My second trip a week later went more smoothly. I found a station and a bike, and I pedaled to my 1 p.m. lunch, feeling dapper in my blue-checkered linen suit and cream-colored cap. Later that day, I logged onto the bike-sharing website, looked up my account and found my ride had lasted a mere 7 minutes and 47 seconds.

My joys, pains and initial clumsiness with New York City’s bike-sharing program, the city’s first and the nation’s largest, can serve as a metaphor for the program as a whole. While there is no way to tell the program’s ultimate fate, I can already see it has the potential to revolutionize city life, and not just in New York.
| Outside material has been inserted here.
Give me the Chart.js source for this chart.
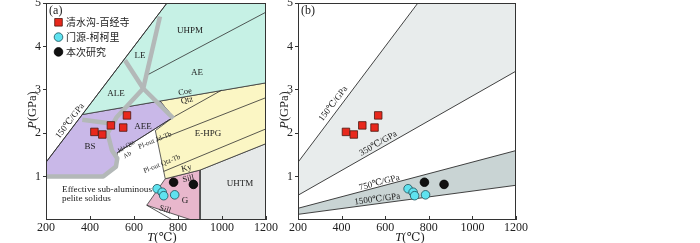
<!DOCTYPE html>
<html><head><meta charset="utf-8">
<script src="https://cdn.jsdelivr.net/npm/chart.js@4/dist/chart.umd.min.js"></script>
<style>
html,body{margin:0;padding:0;background:#fff;}
#wrap{position:relative;width:700px;height:243px;overflow:hidden;background:#fff;}
canvas{position:absolute;}
.ttl{position:absolute;font-family:'Liberation Serif','DejaVu Serif','Noto Sans CJK SC',serif;font-size:12.5px;color:#222;white-space:nowrap;line-height:1;}
</style></head><body>
<div id="wrap">
<canvas id="ca" style="left:0;top:-8px;width:280px;height:251px" width="280" height="251"></canvas>
<canvas id="cb" style="left:252px;top:-8px;width:280px;height:251px" width="280" height="251"></canvas>
<div class="ttl" style="left:32px;top:110px;transform:translate(-50%,-50%) rotate(-90deg)"><i>P</i>(GPa)</div>
<div class="ttl" style="left:284px;top:110px;transform:translate(-50%,-50%) rotate(-90deg)"><i>P</i>(GPa)</div>
<div class="ttl" style="left:162px;top:237px;transform:translate(-50%,-50%)"><i>T</i>(℃)</div>
<div class="ttl" style="left:410px;top:237px;transform:translate(-50%,-50%)"><i>T</i>(℃)</div>
</div>
<script>
// ---------------- DATA ----------------
const tempTicks = [200, 400, 600, 800, 1000, 1200];
const pressTicks = [1, 2, 3, 4, 5];

// 清水沟-百经寺 (red squares)
const qsgT = [420, 456, 495, 551, 568];
const qsgP = [2.03, 1.97, 2.18, 2.13, 2.41];
// 门源-柯柯里 (cyan circles)
const mykT = [705, 728, 735, 785];
const mykP = [0.72, 0.64, 0.56, 0.58];
// 本次研究 (black circles)
const thisT = [780, 870];
const thisP = [0.87, 0.82];

// panel (a) metamorphic fields, [T, P]
const fieldTeal   = [[365,2.43],[750,5],[1200,5],[1200,3.16],[718,2.74]];
const fieldPurple = [[200,1.33],[365,2.43],[718,2.74],[779,2.37],[524,1.55],[520,1.25],[460,1.0],[200,1.0]];
const fieldYellow = [[718,2.74],[1200,3.16],[1200,1.76],[900,1.15],[742,0.95],[697,2.06],[779,2.37]];
const fieldPink   = [[742,0.95],[900,1.15],[900,0],[862,0],[658,0.34]];
const fieldUHTM   = [[900,1.15],[1200,1.76],[1200,0],[900,0]];

// panel (a) thin reaction lines
const line150    = [[200,1.33],[750,5]];
const lineUhpmAe = [[656,3.33],[1200,4.79]];
const lineJdQtz  = [[998,2.99],[779,2.37],[524,1.55]];
const linePlJd   = [[703,1.83],[1200,2.82]];
const linePlQtz  = [[735,1.12],[1200,2.10]];
const lineSillLo = [[658,0.34],[775,0]];

// panel (a) grey facies boundaries
const grayA = [[718,4.69],[642,3.03]];
const grayB = [[559,3.68],[642,3.03],[779,2.34]];
const grayC = [[642,3.03],[520,2.36],[480,2.0],[500,1.6],[524,1.42],[518,1.23],[460,1.0],[200,1.0]];
const grayD = [[365,2.31],[504,2.22]];

// panel (b) geotherm bands
const bandHigh = [[200,1.33],[750,5],[1200,5],[1200,3.43],[200,0.57]];
const bandLow  = [[200,0.27],[1200,1.60],[1200,0.80],[200,0.13]];
const grad150  = [[200,1.33],[750,5]];
const grad350  = [[200,0.57],[1200,3.43]];
const grad750  = [[200,0.27],[1200,1.60]];
const grad1500 = [[200,0.13],[1200,0.80]];

// ---------------- helpers ----------------
const SERIF = "'Liberation Serif','DejaVu Serif','Noto Sans CJK SC',serif";
Chart.defaults.font.family = SERIF;
Chart.defaults.color = '#222';

function xy(pts){ return pts.map(p => ({x:p[0], y:p[1]})); }
function poly(pts, color){
  const d = xy(pts); d.push({x:pts[0][0], y:pts[0][1]});
  return {data:d, fill:'shape', backgroundColor:color, borderColor:'#3a3a3a', borderWidth:0.8,
          pointRadius:0, tension:0, order:5};
}
function line(pts, color, width, order){
  return {data:xy(pts), fill:false, borderColor:color, borderWidth:width, pointRadius:0,
          tension:0, order:order, borderJoinStyle:'round', borderCapStyle:'butt'};
}
function marks(T, P, style, r, bg, bd){
  return {data:T.map((t,i)=>({x:t, y:P[i]})), showLine:false, pointStyle:style, pointRadius:r,
          backgroundColor:bg, borderColor:bd, borderWidth:0.8, order:1};
}
const RED = ['#e8281c', '#4a1810'];
const CYAN = ['#5fe2ef', '#1d4f58'];
const BLACK = ['#111111', '#000000'];

function markerSets(){
  return [
    marks(qsgT, qsgP, 'rect', 5.3, RED[0], RED[1]),
    marks(mykT, mykP, 'circle', 4.3, CYAN[0], CYAN[1]),
    marks(thisT, thisP, 'circle', 4.3, BLACK[0], BLACK[1])
  ];
}

const framePlugin = {
  id:'frame',
  afterDraw(chart){
    const {ctx, chartArea:a, scales:{x}} = chart;
    ctx.save();
    ctx.strokeStyle = '#333'; ctx.lineWidth = 1;
    ctx.strokeRect(Math.round(a.left)+0.5, Math.round(a.top)+0.5, Math.round(a.right-a.left)-1, Math.round(a.bottom-a.top)-1);
    ctx.beginPath();
    tempTicks.forEach(v => {
      const px = Math.round(x.getPixelForValue(v)) + 0.5;
      ctx.moveTo(px, a.bottom); ctx.lineTo(px, a.bottom - 4);
    });
    ctx.stroke();
    ctx.restore();
  }
};
function labelPlugin(items){
  return {
    id:'txtlabels',
    afterDatasetsDraw(chart){
      const {ctx, scales:{x, y}} = chart;
      items.forEach(it => {
        ctx.save();
        ctx.translate(x.getPixelForValue(it.T), y.getPixelForValue(it.P));
        ctx.rotate((it.rot || 0) * Math.PI / 180);
        ctx.font = (it.size || 9) + 'px ' + SERIF;
        ctx.fillStyle = '#222';
        ctx.textAlign = it.align || 'center';
        ctx.textBaseline = 'middle';
        ctx.fillText(it.text, 0, 0);
        ctx.restore();
      });
    }
  };
}
const legendItems = [
  {text:'清水沟-百经寺', style:'rect', c:RED},
  {text:'门源-柯柯里', style:'circle', c:CYAN},
  {text:'本次研究', style:'circle', c:BLACK}
];
const legendPlugin = {
  id:'legendA',
  afterDraw(chart){
    const {ctx, chartArea:a} = chart;
    legendItems.forEach((it, i) => {
      const cx = a.left + 12.5, cy = a.top + 19.3 + i * 14.8;
      ctx.save();
      ctx.fillStyle = it.c[0]; ctx.strokeStyle = it.c[1]; ctx.lineWidth = 0.8;
      ctx.beginPath();
      if (it.style === 'rect') ctx.rect(cx - 3.8, cy - 3.8, 7.6, 7.6);
      else ctx.arc(cx, cy, 4.3, 0, Math.PI * 2);
      ctx.fill(); ctx.stroke();
      ctx.font = "10px 'Noto Sans CJK SC', sans-serif";
      ctx.fillStyle = '#222'; ctx.textAlign = 'left'; ctx.textBaseline = 'middle';
      ctx.fillText(it.text, a.left + 20, cy);
      ctx.restore();
    });
  }
};

function makeChart(id, datasets, labels, extra, padRight){
  return new Chart(document.getElementById(id), {
    type:'line',
    data:{datasets:datasets},
    options:{
      responsive:false, animation:false, events:[],
      layout:{padding:{top:11, right:padRight, bottom:0, left:0}},
      plugins:{legend:{display:false}, tooltip:{enabled:false}},
      scales:{
        x:{type:'linear', min:200, max:1200,
           afterFit(s){ s.height = 23; },
           afterBuildTicks(s){ s.ticks = tempTicks.map(v => ({value:v})); },
           ticks:{padding:1, color:'#222', font:{size:12}, maxRotation:0, callback:v => String(v)},
           grid:{display:false, drawTicks:false, tickLength:0}, border:{display:false}},
        y:{type:'linear', min:0, max:5,
           afterFit(s){ s.width = 46; },
           afterBuildTicks(s){ s.ticks = pressTicks.map(v => ({value:v})); },
           ticks:{padding:2, color:'#222', font:{size:12}, callback:v => String(v)},
           grid:{drawOnChartArea:false, drawTicks:true, tickLength:3, color:'#333'},
           border:{display:false}}
      }
    },
    plugins:[framePlugin, labelPlugin(labels)].concat(extra)
  });
}

// ---------------- panel (a) ----------------
const GRAY = '#b3b8b8';
const THIN = '#2e2e2e';
const datasetsA = markerSets().concat([
  line(grayA, GRAY, 4.5, 3), line(grayB, GRAY, 4.5, 3), line(grayC, GRAY, 4.5, 3), line(grayD, GRAY, 4.5, 3),
  line(line150, THIN, 0.9, 4), line(lineUhpmAe, THIN, 0.8, 4), line(lineJdQtz, THIN, 0.8, 4),
  line(linePlJd, THIN, 0.8, 4), line(linePlQtz, THIN, 0.8, 4), line(lineSillLo, THIN, 0.8, 4),
  poly(fieldTeal, '#c6f1e5'), poly(fieldPurple, '#c9b8e8'), poly(fieldYellow, '#fbf6c4'),
  poly(fieldPink, '#e8b7cc'), poly(fieldUHTM, '#e6e9e9')
]);
const labelsA = [
  {text:'(a)', T:214, P:4.83, size:12, align:'left'},
  {text:'UHPM', T:854, P:4.37},
  {text:'LE', T:627, P:3.79},
  {text:'AE', T:886, P:3.40},
  {text:'ALE', T:518, P:2.92},
  {text:'Coe', T:832, P:2.95, size:8.5, rot:-10},
  {text:'Qtz', T:841, P:2.76, size:8.5, rot:-12},
  {text:'AEE', T:641, P:2.16},
  {text:'BS', T:400, P:1.68},
  {text:'E-HPG', T:936, P:1.98},
  {text:'UHTM', T:1082, P:0.83},
  {text:'Jd+Qtz', T:564, P:1.69, size:6.5, rot:-31},
  {text:'Ab', T:570, P:1.50, size:6.5, rot:-31},
  {text:'Pl-out Jd-Tb', T:695, P:1.83, size:7, rot:-22},
  {text:'Pl-out Qtz-Tb', T:727, P:1.29, size:7, rot:-22},
  {text:'Ky', T:839, P:1.19, size:8.5, rot:-14},
  {text:'Sill', T:847, P:0.95, size:8.5, rot:-14},
  {text:'G', T:832, P:0.44},
  {text:'Sill', T:741, P:0.24, size:8.5, rot:18},
  {text:'Effective sub-aluminous', T:273, P:0.70, size:9.2, align:'left'},
  {text:'pelite solidus', T:273, P:0.49, size:9.2, align:'left'},
  {text:'150℃/GPa', T:309, P:2.28, size:9, rot:-52.7}
];
makeChart('ca', datasetsA, labelsA, [legendPlugin], 14);

// ---------------- panel (b) ----------------
const datasetsB = markerSets().concat([
  line(grad150, THIN, 0.9, 4), line(grad350, THIN, 0.9, 4), line(grad750, THIN, 0.9, 4), line(grad1500, THIN, 0.9, 4),
  Object.assign(poly(bandHigh, '#e8ecec'), {borderWidth:0}),
  Object.assign(poly(bandLow, '#c9d4d4'), {borderWidth:0})
]);
const labelsB = [
  {text:'(b)', T:214, P:4.83, size:12, align:'left'},
  {text:'150℃/GPa', T:362, P:2.68, size:9, rot:-52.7},
  {text:'350℃/GPa', T:568, P:1.76, size:9, rot:-29.7},
  {text:'750℃/GPa', T:573, P:0.86, size:9, rot:-14.9},
  {text:'1500℃/GPa', T:564, P:0.48, size:9, rot:-7.6}
];
makeChart('cb', datasetsB, labelsB, [], 16);
</script>
</body></html>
What makes bike-sharing programs special and potentially game-changing is that one only possesses the bicycle while one is riding it. You pick it up, use it and leave it. Usually when I bike, or for that matter when I drive, I’m constantly aware that I have this valuable possession with me, and must tend to it. If I bicycle to work, I have to worry about locking it, and I have to ride it home again, even if the weather has changed or, simply, my temperament.

The public bikes are not a mere amenity. They save time while expanding the parts of a city that one can reach quickly and easily. They are a type of public transit that gives the same mobility as individual private transport, without the costs or the burdens. They also increase the flexibility of the transportation system. With bicycles eventually distributed all around the city, I could, in the future, use combinations of bike, cab, subway and private car. I’m sure the bike-share program will be used in ways I can’t even imagine.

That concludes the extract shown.